At least, until the second act of the movie starts. At that point, the movie suddenly changes gears and quits trying to be a Police Academy clone. Instead of being that, it turns into a serio-comic look at Melvin's secret life, and the angst this secret life causes him. You see, during his time off, Melvin puts a paper bag over his head and becomes The Unknown Comic, and is a smash hit with audiences, despite his desperately unfunny jokes ("Here's an impression of the first man to land on the sun - 'Ooh! Ouch! Ah!' ") Much of his time also has him baring his tortured feelings to his psychiatrist, with these scenes being not only unfunny, but pretty much a waste of time as well. In fact, aside from an occasional jump back to the precinct, the rest of the movie is also a waste of time. I personally didn't give a damn about Melvin's struggle to become a comedian, mainly because when he is in these scenes he is surprisingly unfunny and unsympathetic, despite being a comedian in these parts of the movie. When I saw Langston as Melvin struggle with his regular job and try to be hard-boiled despite being naive, I found Langston amusing and likable. But working on and offstage as The Unknown Comic, he is annoying, whiny, moronic, and plain unfunny.

During the opening third of the movie, I was wondering why Langston was sixth billed in this movie, when he is the central character. I was also wondering why the five people billed before him got better billing, when their roles (especially Blair's) are for the most part extended cameos. What's really interesting is found in the outtakes shown during the closing credits: the clapboard shown in these scenes has the movie titled The Unknown Comic. Obviously, this movie was originally written to be a vehicle for Langston and his "comic" character. So why was Langston "demoted" in the credits, and the movie promoted as a Police Academy knock-off?
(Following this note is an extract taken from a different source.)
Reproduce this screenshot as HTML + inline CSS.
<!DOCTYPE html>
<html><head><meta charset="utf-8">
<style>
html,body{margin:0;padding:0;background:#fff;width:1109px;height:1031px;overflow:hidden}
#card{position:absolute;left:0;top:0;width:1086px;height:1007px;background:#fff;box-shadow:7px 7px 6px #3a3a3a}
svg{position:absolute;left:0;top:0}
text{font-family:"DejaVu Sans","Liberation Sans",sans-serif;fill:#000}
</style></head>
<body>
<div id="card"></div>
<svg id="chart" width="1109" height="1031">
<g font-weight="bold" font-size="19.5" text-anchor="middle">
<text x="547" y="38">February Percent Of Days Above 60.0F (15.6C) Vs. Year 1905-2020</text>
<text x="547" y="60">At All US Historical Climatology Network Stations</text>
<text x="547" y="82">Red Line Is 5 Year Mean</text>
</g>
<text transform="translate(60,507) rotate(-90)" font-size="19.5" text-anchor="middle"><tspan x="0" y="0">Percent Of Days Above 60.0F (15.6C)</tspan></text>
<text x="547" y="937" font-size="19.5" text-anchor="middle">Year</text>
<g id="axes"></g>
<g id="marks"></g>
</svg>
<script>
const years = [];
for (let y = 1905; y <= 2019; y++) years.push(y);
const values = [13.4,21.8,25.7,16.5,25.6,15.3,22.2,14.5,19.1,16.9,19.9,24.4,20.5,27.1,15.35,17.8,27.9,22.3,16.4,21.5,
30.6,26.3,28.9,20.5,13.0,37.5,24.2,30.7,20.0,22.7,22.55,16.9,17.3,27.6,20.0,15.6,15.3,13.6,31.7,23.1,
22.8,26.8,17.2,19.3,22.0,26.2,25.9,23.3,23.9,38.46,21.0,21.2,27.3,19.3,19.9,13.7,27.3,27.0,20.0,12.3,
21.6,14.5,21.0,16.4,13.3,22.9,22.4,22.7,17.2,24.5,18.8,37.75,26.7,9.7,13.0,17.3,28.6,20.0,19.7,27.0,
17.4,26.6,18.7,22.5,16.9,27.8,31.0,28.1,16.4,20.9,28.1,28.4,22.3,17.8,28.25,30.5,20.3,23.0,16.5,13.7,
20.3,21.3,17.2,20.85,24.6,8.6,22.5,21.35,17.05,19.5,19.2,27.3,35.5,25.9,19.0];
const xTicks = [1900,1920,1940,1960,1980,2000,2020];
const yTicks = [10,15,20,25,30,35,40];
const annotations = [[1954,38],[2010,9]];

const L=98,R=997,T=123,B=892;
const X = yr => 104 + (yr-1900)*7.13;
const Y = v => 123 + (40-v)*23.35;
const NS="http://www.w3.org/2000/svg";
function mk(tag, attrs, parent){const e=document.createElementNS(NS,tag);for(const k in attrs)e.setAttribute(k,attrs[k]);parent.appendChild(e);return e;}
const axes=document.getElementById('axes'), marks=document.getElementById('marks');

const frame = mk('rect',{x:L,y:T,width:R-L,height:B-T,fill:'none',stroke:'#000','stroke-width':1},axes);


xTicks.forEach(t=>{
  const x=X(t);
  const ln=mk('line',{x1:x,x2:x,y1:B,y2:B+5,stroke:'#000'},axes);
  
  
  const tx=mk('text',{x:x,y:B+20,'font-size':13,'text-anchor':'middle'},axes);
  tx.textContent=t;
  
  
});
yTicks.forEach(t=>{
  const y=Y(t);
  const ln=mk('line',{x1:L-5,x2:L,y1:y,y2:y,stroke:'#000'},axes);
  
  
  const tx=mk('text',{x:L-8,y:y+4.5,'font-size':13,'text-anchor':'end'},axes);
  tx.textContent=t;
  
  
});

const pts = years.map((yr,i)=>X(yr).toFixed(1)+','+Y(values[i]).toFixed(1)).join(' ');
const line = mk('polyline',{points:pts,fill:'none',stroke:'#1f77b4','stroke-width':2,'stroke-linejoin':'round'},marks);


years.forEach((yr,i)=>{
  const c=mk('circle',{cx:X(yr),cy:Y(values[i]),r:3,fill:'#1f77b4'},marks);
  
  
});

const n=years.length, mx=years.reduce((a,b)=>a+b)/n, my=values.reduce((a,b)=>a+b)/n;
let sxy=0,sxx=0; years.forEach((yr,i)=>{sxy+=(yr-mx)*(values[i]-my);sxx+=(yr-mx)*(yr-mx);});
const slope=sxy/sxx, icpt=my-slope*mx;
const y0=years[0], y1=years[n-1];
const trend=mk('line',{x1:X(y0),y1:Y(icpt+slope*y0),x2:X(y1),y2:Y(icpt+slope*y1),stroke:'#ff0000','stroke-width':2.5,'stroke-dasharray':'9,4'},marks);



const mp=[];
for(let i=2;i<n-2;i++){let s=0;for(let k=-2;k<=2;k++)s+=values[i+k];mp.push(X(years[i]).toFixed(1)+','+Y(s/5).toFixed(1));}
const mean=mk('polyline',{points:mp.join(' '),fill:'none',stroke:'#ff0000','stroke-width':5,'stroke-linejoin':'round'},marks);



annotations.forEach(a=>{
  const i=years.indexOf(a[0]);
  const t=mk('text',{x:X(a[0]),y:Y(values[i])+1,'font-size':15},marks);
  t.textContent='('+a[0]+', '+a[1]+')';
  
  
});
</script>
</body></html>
Well, I remember not long before Night Patrol was released, The Unknown Comic at that time seemed to have fallen out of favor with the public. On an episode of the show Real People (where Langston finally "unmasked" to the public), I remember him talking about how hurt he felt from all the times he overheard someone saying how much they hated The Unknown Comic. But I think the real reason why The Unknown Comic was "masked" for the movie's advertising campaign was that the segments of the movie he's in are really awful. If the movie had scrapped the whole idea of putting The Unknown Comic in a movie, and stuck to being a third-rate knock-off of Police Academy, it might have had enough energy and enough scattershot laughs to make it a decent 99 cent rental. Unless your patrols around your city have uncovered a video store in your neighborhood charging 33 cents for a video rental, I think you better skip Night Patrol. If you are really desperate to watch a black comedy directed by Jackie Kong that rips off another movie, then I suggest you rent Blood Diner, a sick and hilarious take on Blood Feast.